Sloppy BBQ Jackfruit Sliders with Slaw, Sriracha Mayo & Pickles
Equipment
- Sauté pan or skillet
- Mixing Bowl
- Wooden Spoon or Spatula
- knife and cutting board
- Mandolin (optional, for shaving cabbage finely)
- Small whisk (for mixing Sriracha mayo)
- Citrus juicer (for lime juice)
- Serving platter or individual plates for sliders
Ingredients
Jackfruit Filling:
- 31/2 cups green jackfruit (from a pouch or can), drained and rinsed
- 3 tbsp olive oil, divided
- 1 small white onion, thinly sliced
- 2 cloves garlic, minced
- 1/2 cup smoky BBQ sauce (store-bought or homemade)
- 1 tbsp sriracha sauce
- 1/4 cup vegetable stock
- 1/2 cup chopped fresh cilantro
Quick Slaw:
- 3 cups finely shaved green cabbage
- 1/2 lime, juiced
- 1 tbsp olive oil
- 1/4 cup chopped fresh cilantro
- Sea salt and black pepper, to taste
Assembly:
- 8 slider-size buns, toasted if desired
- 1 cup thin dill pickle rounds
- 1/2 cup sriracha mayo
Instructions
Prepare the Jackfruit Filling:
- Cut the inner cores of the jackfruit into strips (they don’t shred like the rest of the fruit).
- Heat 2 tbsp of olive oil in a sauté pan over medium heat.
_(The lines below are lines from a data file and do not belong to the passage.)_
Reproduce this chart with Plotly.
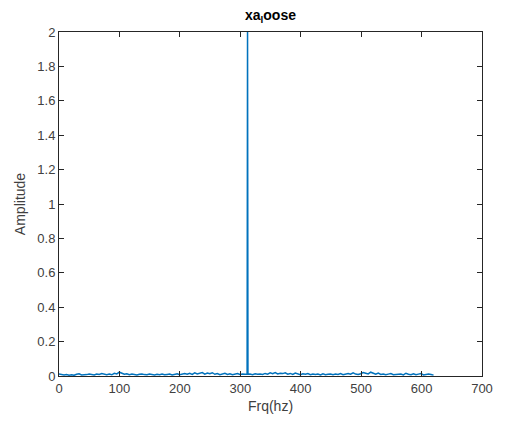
import numpy as np
import plotly.graph_objects as go

# Background spectrum amplitudes on a regular frequency grid
grid_step_hz = 4.16
noise_amplitude = [
    0.012, 0.008, 0.006, 0.009, 0.005, 0.007, 0.004, 0.010, 0.013, 0.006,
    0.005, 0.008, 0.011, 0.007, 0.006, 0.012, 0.009, 0.014, 0.010, 0.008,
    0.011, 0.007, 0.016, 0.012, 0.022, 0.015, 0.010, 0.013, 0.008, 0.011,
    0.009, 0.006, 0.010, 0.012, 0.008, 0.007, 0.011, 0.009, 0.006, 0.010,
    0.008, 0.012, 0.007, 0.009, 0.011, 0.006, 0.010, 0.013, 0.008, 0.012,
    0.014, 0.010, 0.016, 0.009, 0.018, 0.012, 0.015, 0.020, 0.011, 0.017,
    0.013, 0.019, 0.010, 0.014, 0.008, 0.012, 0.016, 0.009, 0.013, 0.007,
    0.011, 0.014, 0.009, 0.012, 0.010, 0.011, 0.011, 0.008, 0.013, 0.010,
    0.012, 0.009, 0.015, 0.011, 0.018, 0.013, 0.020, 0.012, 0.016, 0.014,
    0.019, 0.011, 0.015, 0.009, 0.017, 0.012, 0.008, 0.013, 0.010, 0.014,
    0.007, 0.012, 0.009, 0.011, 0.006, 0.013, 0.008, 0.010, 0.012, 0.007,
    0.011, 0.009, 0.014, 0.008, 0.012, 0.015, 0.010, 0.018, 0.011, 0.009,
    0.013, 0.020, 0.016, 0.012, 0.022, 0.014, 0.010, 0.017, 0.009, 0.012,
    0.008, 0.011, 0.014, 0.007, 0.010, 0.009, 0.012, 0.006, 0.016, 0.010,
    0.008, 0.013, 0.007, 0.011, 0.014, 0.006, 0.010, 0.012, 0.009, 0.005,
]

# The single tone peak
spike_freq = [311.3, 312.0, 312.7]
spike_amp = [0.010, 2.0, 0.010]

x_ticks = [0, 100, 200, 300, 400, 500, 600, 700]
y_ticks = [0, 0.2, 0.4, 0.6, 0.8, 1, 1.2, 1.4, 1.6, 1.8, 2]
y_labels = ["0", "0.2", "0.4", "0.6", "0.8", "1", "1.2", "1.4", "1.6", "1.8", "2"]

grid_freq = np.arange(len(noise_amplitude)) * grid_step_hz
keep = np.abs(grid_freq - spike_freq[1]) > 1.0
all_freq = np.concatenate([grid_freq[keep], spike_freq])
all_amp = np.concatenate([np.array(noise_amplitude)[keep], spike_amp])
order = np.argsort(all_freq)
freq = all_freq[order]
amplitude = all_amp[order]

fig = go.Figure()
fig.add_trace(go.Scatter(x=freq, y=amplitude, mode="lines",
                         line=dict(color="#0072BD", width=1.5), showlegend=False))

FONT = "Liberation Sans, Arial, sans-serif"
axis_common = dict(
    showgrid=False, zeroline=False, showline=True, linecolor="#262626", linewidth=1,
    mirror="ticks", ticks="inside", ticklen=5, tickcolor="#262626",
    tickfont=dict(family=FONT, size=13, color="#404040"),
)

# the page body has an 8px margin, so the figure is offset by 8px
fig.update_layout(
    width=497, height=415,
    margin=dict(l=48, r=17, t=24, b=46),
    paper_bgcolor="white", plot_bgcolor="white",
    font=dict(family=FONT, color="#262626"),
    title=dict(text="<b>xa<sub>l</sub>oose</b>", xref="paper", x=0.5, xanchor="center",
               yref="container", y=1 - 7 / 415, yanchor="middle",
               font=dict(size=14, color="black")),
    xaxis=dict(range=[0, 700], tickvals=x_ticks, ticktext=[str(v) for v in x_ticks],
               title=dict(text="Frq(hz)", font=dict(size=14, color="#404040"), standoff=6),
               **axis_common),
    yaxis=dict(range=[0, 2], tickvals=y_ticks, ticktext=y_labels,
               title=dict(text="Amplitude", font=dict(size=14, color="#404040"), standoff=8),
               **axis_common),
)

fig.write_html("out.html")
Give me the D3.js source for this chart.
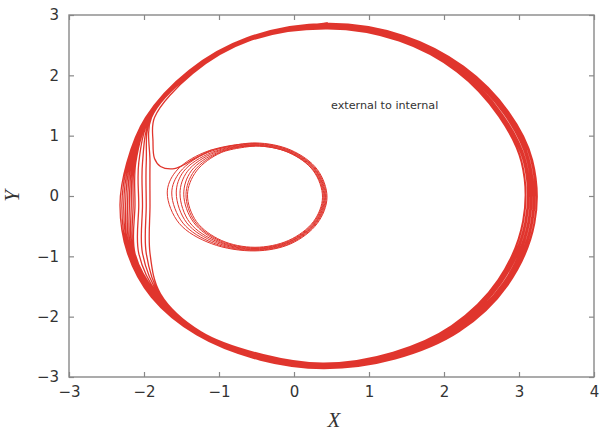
<!DOCTYPE html>
<html>
<head>
<meta charset="utf-8">
<script src="https://cdn.jsdelivr.net/npm/d3@7/dist/d3.min.js"></script>
<style>
body { margin: 0; background: #fff; }
.tick text { font-family: "DejaVu Sans", sans-serif; font-size: 15px; fill: #333; }
.tick line { stroke: #888; stroke-width: 1.2; }
</style>
</head>
<body>
<svg id="myGraph" width="600" height="431"></svg>
<script>
// tick values
var xTicks = [-3, -2, -1, 0, 1, 2, 3, 4];
var yTicks = [-3, -2, -1, 0, 1, 2, 3];

// outer cycle, loops (counter-clockwise, from the top)
var outerLoops = [
	[[0.45,2.87],[-0.63,2.62],[-1.40,2.08],[-1.98,1.30],[-2.23,0.55],[-2.32,-0.15],[-2.22,-0.95],[-1.90,-1.68],[-1.30,-2.30],[-0.45,-2.72],[0.40,-2.86],[1.35,-2.70],[2.20,-2.25],[2.85,-1.48],[3.21,-0.45],[3.18,0.60],[2.86,1.40],[2.26,2.15],[1.46,2.66]],
	[[0.45,2.86],[-0.63,2.62],[-1.40,2.08],[-1.97,1.30],[-2.215,0.55],[-2.295,-0.15],[-2.21,-0.95],[-1.89,-1.68],[-1.30,-2.30],[-0.45,-2.71],[0.40,-2.85],[1.35,-2.69],[2.19,-2.24],[2.84,-1.47],[3.20,-0.45],[3.17,0.60],[2.85,1.39],[2.25,2.14],[1.46,2.65]],
	[[0.45,2.86],[-0.62,2.61],[-1.39,2.07],[-1.97,1.30],[-2.20,0.55],[-2.27,-0.15],[-2.20,-0.95],[-1.88,-1.67],[-1.29,-2.29],[-0.44,-2.71],[0.40,-2.85],[1.34,-2.68],[2.18,-2.23],[2.83,-1.47],[3.18,-0.45],[3.16,0.59],[2.84,1.39],[2.25,2.14],[1.45,2.65]],
	[[0.45,2.85],[-0.62,2.61],[-1.39,2.07],[-1.96,1.30],[-2.185,0.55],[-2.245,-0.15],[-2.19,-0.95],[-1.87,-1.67],[-1.29,-2.29],[-0.44,-2.70],[0.40,-2.84],[1.34,-2.67],[2.18,-2.22],[2.82,-1.46],[3.17,-0.44],[3.14,0.59],[2.83,1.38],[2.24,2.13],[1.45,2.64]],
	[[0.45,2.84],[-0.62,2.61],[-1.39,2.07],[-1.95,1.30],[-2.17,0.55],[-2.22,-0.15],[-2.18,-0.95],[-1.86,-1.66],[-1.28,-2.28],[-0.44,-2.69],[0.40,-2.83],[1.34,-2.66],[2.17,-2.22],[2.81,-1.45],[3.16,-0.44],[3.13,0.59],[2.82,1.37],[2.23,2.12],[1.44,2.63]],
	[[0.45,2.83],[-0.62,2.60],[-1.38,2.06],[-1.95,1.30],[-2.155,0.55],[-2.195,-0.15],[-2.165,-0.95],[-1.85,-1.66],[-1.28,-2.28],[-0.43,-2.68],[0.40,-2.82],[1.34,-2.65],[2.16,-2.21],[2.80,-1.44],[3.14,-0.44],[3.12,0.58],[2.81,1.37],[2.22,2.11],[1.44,2.62]],
	[[0.45,2.83],[-0.62,2.60],[-1.38,2.06],[-1.94,1.30],[-2.14,0.55],[-2.17,-0.15],[-2.15,-0.95],[-1.84,-1.65],[-1.27,-2.27],[-0.43,-2.68],[0.40,-2.82],[1.34,-2.65],[2.15,-2.20],[2.79,-1.44],[3.13,-0.44],[3.11,0.58],[2.80,1.36],[2.22,2.11],[1.43,2.62]],
	[[0.45,2.82],[-0.61,2.60],[-1.38,2.06],[-1.93,1.30],[-2.125,0.55],[-2.145,-0.15],[-2.135,-0.95],[-1.83,-1.65],[-1.27,-2.27],[-0.43,-2.67],[0.40,-2.81],[1.33,-2.64],[2.14,-2.19],[2.77,-1.43],[3.12,-0.43],[3.09,0.58],[2.78,1.35],[2.21,2.10],[1.43,2.61]],
	[[0.45,2.81],[-0.61,2.59],[-1.37,2.05],[-1.93,1.30],[-2.11,0.55],[-2.12,-0.15],[-2.12,-0.95],[-1.82,-1.64],[-1.26,-2.27],[-0.42,-2.66],[0.40,-2.80],[1.33,-2.63],[2.13,-2.18],[2.76,-1.42],[3.10,-0.43],[3.08,0.57],[2.77,1.35],[2.20,2.09],[1.42,2.60]],
	[[0.45,2.80],[-0.61,2.59],[-1.37,2.05],[-1.92,1.30],[-2.07,0.55],[-2.07,-0.15],[-2.07,-0.95],[-1.81,-1.64],[-1.26,-2.26],[-0.42,-2.65],[0.40,-2.79],[1.33,-2.62],[2.12,-2.17],[2.75,-1.41],[3.09,-0.43],[3.07,0.57],[2.76,1.34],[2.19,2.08],[1.42,2.59]],
	[[0.45,2.80],[-0.61,2.59],[-1.37,2.05],[-1.91,1.30],[-2.02,0.55],[-2.02,-0.15],[-2.02,-0.95],[-1.80,-1.63],[-1.25,-2.26],[-0.42,-2.65],[0.40,-2.79],[1.33,-2.61],[2.12,-2.17],[2.74,-1.41],[3.08,-0.43],[3.06,0.57],[2.75,1.33],[2.19,2.08],[1.41,2.59]],
	[[0.45,2.79],[-0.60,2.58],[-1.36,2.04],[-1.91,1.30],[-1.97,0.55],[-1.97,-0.15],[-1.97,-0.95],[-1.79,-1.63],[-1.25,-2.25],[-0.41,-2.64],[0.40,-2.78],[1.32,-2.60],[2.11,-2.16],[2.73,-1.40],[3.06,-0.42],[3.04,0.56],[2.74,1.33],[2.18,2.07],[1.41,2.58]],
	[[0.45,2.78],[-0.60,2.58],[-1.36,2.04],[-1.90,1.30],[-1.92,0.55],[-1.92,-0.15],[-1.92,-0.95],[-1.78,-1.62],[-1.24,-2.25],[-0.41,-2.63],[0.40,-2.77],[1.32,-2.59],[2.10,-2.15],[2.72,-1.39],[3.05,-0.42],[3.03,0.56],[2.73,1.32],[2.17,2.06],[1.40,2.57]]
];

// the last pass: leaves the outer cycle on the left and drops into the inner one
var transit = [[0.45,2.77],[-0.60,2.57],[-1.35,2.03],[-1.86,1.30],[-1.88,0.90],[-1.86,0.62],[-1.78,0.49],[-1.62,0.45],[-1.48,0.51],[-1.33,0.62],[-1.10,0.76]];

// inner cycle loops (clockwise, from the top)
var innerLoops = [
	[[-0.52,0.88],[-0.04,0.76],[0.31,0.44],[0.44,-0.02],[0.31,-0.455],[-0.04,-0.79],[-0.52,-0.91],[-1.10,-0.79],[-1.53,-0.455],[-1.69,0.05],[-1.58,0.40],[-1.20,0.72]],
	[[-0.52,0.87],[-0.045,0.75],[0.30,0.435],[0.43,-0.02],[0.30,-0.45],[-0.045,-0.78],[-0.52,-0.90],[-1.075,-0.78],[-1.48,-0.45],[-1.63,0.05],[-1.52,0.40],[-1.15,0.72]],
	[[-0.52,0.86],[-0.05,0.745],[0.29,0.43],[0.42,-0.02],[0.29,-0.445],[-0.05,-0.77],[-0.52,-0.89],[-1.045,-0.77],[-1.43,-0.445],[-1.57,0.05],[-1.47,0.41],[-1.10,0.72]],
	[[-0.52,0.85],[-0.055,0.735],[0.285,0.425],[0.41,-0.02],[0.285,-0.44],[-0.055,-0.76],[-0.52,-0.88],[-1.02,-0.76],[-1.39,-0.44],[-1.52,0.04],[-1.42,0.41],[-1.06,0.72]],
	[[-0.52,0.84],[-0.06,0.727],[0.277,0.42],[0.40,-0.02],[0.277,-0.435],[-0.06,-0.755],[-0.52,-0.87],[-0.995,-0.755],[-1.34,-0.435],[-1.47,0.03],[-1.37,0.415],[-1.02,0.72]],
	[[-0.52,0.83],[-0.065,0.72],[0.268,0.415],[0.39,-0.02],[0.268,-0.43],[-0.065,-0.745],[-0.52,-0.86],[-0.98,-0.745],[-1.32,-0.43],[-1.44,0.02],[-1.33,0.415],[-0.99,0.72]],
	[[-0.52,0.83],[-0.07,0.72],[0.259,0.415],[0.38,-0.02],[0.259,-0.425],[-0.07,-0.735],[-0.52,-0.85],[-0.97,-0.735],[-1.30,-0.425],[-1.42,0.02],[-1.30,0.415],[-0.97,0.72]]
];

var svg = d3.select("#myGraph");
var xScale = d3.scaleLinear().domain([-3, 4]).range([69, 594]);
var yScale = d3.scaleLinear().domain([-3, 3]).range([377, 15]);

// trajectory: outer part (with the transit) and inner part, joined end to start
var outerPart = [];
outerLoops.forEach(function(loop){ outerPart = outerPart.concat(loop); });
outerPart = outerPart.concat(transit);
var innerPart = [transit[transit.length - 1]];
innerLoops.forEach(function(loop){ innerPart = innerPart.concat(loop); });
innerPart.push(innerLoops[innerLoops.length - 1][0]);

var line = d3.line()
	.x(function(d){ return xScale(d[0]); })
	.y(function(d){ return yScale(d[1]); })
	.curve(d3.curveCatmullRom.alpha(0.5));

svg.append("path")
	.datum(outerPart)
	.attr("d", line)
	.attr("fill", "none")
	.attr("stroke", "#e0352d")
	.attr("stroke-width", 1.3);

svg.append("path")
	.datum(innerPart)
	.attr("d", line)
	.attr("fill", "none")
	.attr("stroke", "#e0352d")
	.attr("stroke-width", 1.0);

var fmt = d3.format("d");

// axes, ticks pointing inward on all four sides
svg.append("g")
	.attr("transform", "translate(0," + yScale(-3) + ")")
	.call(d3.axisBottom(xScale).tickValues(xTicks).tickFormat(fmt).tickSizeInner(-5).tickSizeOuter(0).tickPadding(9))
	.call(function(g){ g.select(".domain").remove(); });
svg.append("g")
	.attr("transform", "translate(0," + yScale(3) + ")")
	.call(d3.axisTop(xScale).tickValues(xTicks).tickSizeInner(-5).tickSizeOuter(0).tickFormat(""))
	.call(function(g){ g.select(".domain").remove(); });
svg.append("g")
	.attr("transform", "translate(" + xScale(-3) + ",0)")
	.call(d3.axisLeft(yScale).tickValues(yTicks).tickFormat(fmt).tickSizeInner(-5).tickSizeOuter(0).tickPadding(10))
	.call(function(g){ g.select(".domain").remove(); });
svg.append("g")
	.attr("transform", "translate(" + xScale(4) + ",0)")
	.call(d3.axisRight(yScale).tickValues(yTicks).tickSizeInner(-5).tickSizeOuter(0).tickFormat(""))
	.call(function(g){ g.select(".domain").remove(); });

// frame
svg.append("rect")
	.attr("x", xScale(-3)).attr("y", yScale(3))
	.attr("width", xScale(4) - xScale(-3))
	.attr("height", yScale(-3) - yScale(3))
	.attr("fill", "none")
	.attr("stroke", "#888")
	.attr("stroke-width", 1.4);

// axis titles
svg.append("text")
	.attr("x", 334).attr("y", 427)
	.attr("text-anchor", "middle")
	.style("font-family", "'Liberation Serif', serif")
	.style("font-style", "italic")
	.style("font-size", "21px")
	.attr("fill", "#333")
	.text("X");
svg.append("text")
	.attr("transform", "translate(19,196) rotate(-90)")
	.attr("text-anchor", "middle")
	.style("font-family", "'Liberation Serif', serif")
	.style("font-style", "italic")
	.style("font-size", "21px")
	.attr("fill", "#333")
	.text("Y");

// note
svg.append("text")
	.attr("x", 331).attr("y", 109)
	.style("font-family", "'DejaVu Sans', sans-serif")
	.style("font-size", "11.2px")
	.attr("fill", "#333")
	.text("external to internal");
</script>
</body>
</html>
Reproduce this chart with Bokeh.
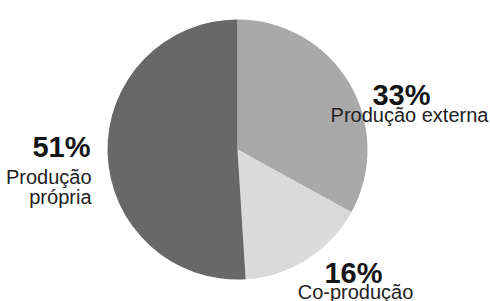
import numpy as np
from bokeh.plotting import figure
from bokeh.models import Range1d, ColumnDataSource
from bokeh.core.properties import value
from bokeh.embed import file_html
from bokeh.resources import INLINE

# ---- data ----
categories = ["Produção externa", "Co-produção", "Produção própria"]
shares = [33, 16, 51]
pct_labels = ["33%", "16%", "51%"]
colors = ["#a9a9a9", "#dadada", "#686868"]

# ---- layout (page pixels, y measured upward from the bottom of the window) ----
W, H = 490, 301
cx, cy, r = 237, 152, 130

p = figure(width=W, height=H, output_backend="svg", toolbar_location=None,
           x_range=Range1d(0, W), y_range=Range1d(0, H),
           x_axis_type=None, y_axis_type=None, min_border=0)
p.outline_line_color = None
p.grid.visible = False
p.background_fill_color = "white"

fr = np.array(shares, dtype=float) / sum(shares)
cum = np.concatenate([[0], np.cumsum(fr)])
start = np.pi / 2 - cum[:-1] * 2 * np.pi
end = np.pi / 2 - cum[1:] * 2 * np.pi

src = ColumnDataSource(dict(start=start, end=end, color=colors, cat=categories))
p.wedge(x=cx, y=cy, radius=r, start_angle="start", end_angle="end",
        direction="clock", fill_color="color", line_color=None, source=src)

font = value("Liberation Sans")

# label anchors: (pct x, pct baseline y, sub x, first sub baseline y, alignment)
label_pos = [
    (401, 301 - 94, 409, 301 - 114, "center"),
    (353, 301 - 272, 355, 301 - 291, "center"),
    (90, 301 - 146, 91, 301 - 176, "right"),
]
sub_lines = [["Produção externa"], ["Co-produção"], ["Produção", "própria"]]

for (x, y, sx, sy, align), pct, subs in zip(label_pos, pct_labels, sub_lines):
    p.text(x=[x], y=[y], text=[pct], text_font=font, text_font_style="bold",
           text_font_size="29px", text_align=align, text_baseline="alphabetic",
           text_color="#151515")
    for i, s in enumerate(subs):
        p.text(x=[sx], y=[sy - 20 * i], text=[s],
               text_font=font, text_font_size="20px", text_align=align,
               text_baseline="alphabetic", text_color="#222222")

open("out.html", "w").write(file_html(p, INLINE))
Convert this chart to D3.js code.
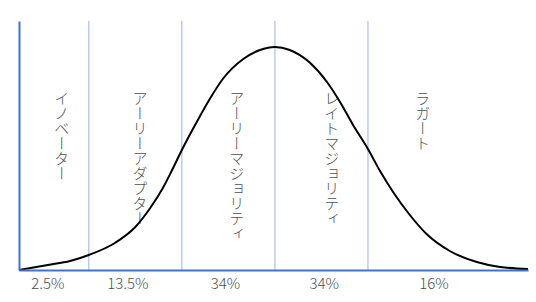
<!DOCTYPE html>
<html>
<head>
<meta charset="utf-8">
<script src="https://cdn.jsdelivr.net/npm/d3@7"></script>
<style>
  body { margin: 0; background: #fff; }
  svg { display: block; }
</style>
</head>
<body>
<div id="chart"></div>
<script>
// curve points (x in std-dev units, y = curve height)
const curveZ = [-2.75, -2.44, -2.20, -2.00, -1.72, -1.50, -1.34, -1.21, -1.11, -1.00,
  -0.84, -0.70, -0.56, -0.34, -0.16, 0, 0.16, 0.38, 0.56, 0.70,
  0.84, 1.00, 1.13, 1.27, 1.45, 1.63, 1.88, 2.17, 2.42, 2.72];
const curveH = [0, 5, 9, 15, 27, 43, 62, 81, 99, 120,
  148, 171, 191, 211, 220, 223, 220, 207, 188, 168,
  145, 121, 99, 78, 55, 36, 19, 8, 3, 1];

// segment boundaries
const dividers = [-2, -1, 0, 1];

// adopter groups
const groups = ["イノベーター", "アーリーアダプター", "アーリーマジョリティ", "レイトマジョリティ", "ラガート"];
const groupZ = [-2.29, -1.45, -0.41, 0.61, 1.59];
const shares = ["2.5%", "13.5%", "34%", "34%", "16%"];
const shareZ = [-2.44, -1.58, -0.53, 0.53, 1.71];

let dimensions = {
  width: 536,
  height: 302,
  margin: { top: 21, bottom: 32, left: 19, right: 8 },
};
dimensions.containerWidth = dimensions.width - dimensions.margin.left - dimensions.margin.right;
dimensions.containerHeight = dimensions.height - dimensions.margin.top - dimensions.margin.bottom;

const svg = d3.select("#chart").append("svg")
  .attr("width", dimensions.width)
  .attr("height", dimensions.height);

const container = svg.append("g")
  .attr("transform", `translate(${dimensions.margin.left}, ${dimensions.margin.top})`);

const xScale = d3.scaleLinear()
  .domain([-2.75, 2.72])
  .range([0, dimensions.containerWidth]);

const yScale = d3.scaleLinear()
  .domain([0, 249])
  .range([dimensions.containerHeight, 0]);

// divider lines
container.selectAll(".divider")
  .data(dividers)
  .join("line")
  .attr("class", "divider")
  .attr("x1", d => xScale(d))
  .attr("x2", d => xScale(d))
  .attr("y1", 0)
  .attr("y2", dimensions.containerHeight)
  .attr("stroke", "#a9bfe8")
  .attr("stroke-width", 1.2);

// vertical group labels
container.selectAll(".group")
  .data(groups)
  .join("text")
  .attr("class", "group")
  .attr("x", (d, i) => xScale(groupZ[i]))
  .attr("y", 70)
  .style("writing-mode", "vertical-rl")
  .style("font-family", "'Noto Sans CJK JP', sans-serif")
  .style("font-size", "15px")
  .style("font-weight", 300)
  .attr("fill", "#505050")
  .text(d => d);

// bell curve
const line = d3.line()
  .x((d, i) => xScale(curveZ[i]))
  .y(d => yScale(d))
  .curve(d3.curveMonotoneX);

container.append("path")
  .datum(curveH)
  .attr("d", line)
  .attr("fill", "none")
  .attr("stroke", "#000")
  .attr("stroke-width", 2);

// axes (no ticks)
const xAxisGroup = container.append("g")
  .attr("transform", `translate(0, ${dimensions.containerHeight})`)
  .call(d3.axisBottom(xScale).tickValues([]).tickSizeOuter(0));
const yAxisGroup = container.append("g")
  .call(d3.axisLeft(yScale).tickValues([]).tickSizeOuter(0));
[xAxisGroup, yAxisGroup].forEach(g => {
  g.select(".domain").attr("stroke", "#4472c4").attr("stroke-width", 2);
});

// share labels
container.selectAll(".share")
  .data(shares)
  .join("text")
  .attr("class", "share")
  .attr("x", (d, i) => xScale(shareZ[i]))
  .attr("y", dimensions.containerHeight + 19)
  .attr("text-anchor", "middle")
  .style("font-family", "'Noto Sans CJK JP', sans-serif")
  .style("font-size", "15px")
  .style("font-weight", 300)
  .attr("fill", "#505050")
  .text(d => d);
</script>
</body>
</html>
Add the onion and cook until lightly browned, 4-6 minutes.
- Add the jackfruit and cook, stirring occasionally, for another 4-6 minutes until browned. Add the garlic in the final 2 minutes of cooking.
- Stir in BBQ sauce, sriracha, and vegetable stock. Bring to a simmer, then reduce the heat to medium-low and cook until the mixture thickens slightly, about 8 minutes. Stir occasionally to prevent sticking.
- Once the jackfruit mixture is thick but still saucy, stir in ¼ cup of cilantro and remove from heat.
Make the Quick Slaw:
- Toss the shaved cabbage with lime juice, 1 tbsp olive oil, and the remaining ¼ cup cilantro.
- Season with salt and pepper to taste, adjusting seasoning as needed.
Assemble the Sliders:
- Spoon a generous amount of the BBQ jackfruit onto the bottom half of each bun.
- Top with a scoop of slaw, a few pickle slices, and a drizzle of sriracha mayo.
- Close the sliders with the top bun and serve immediately.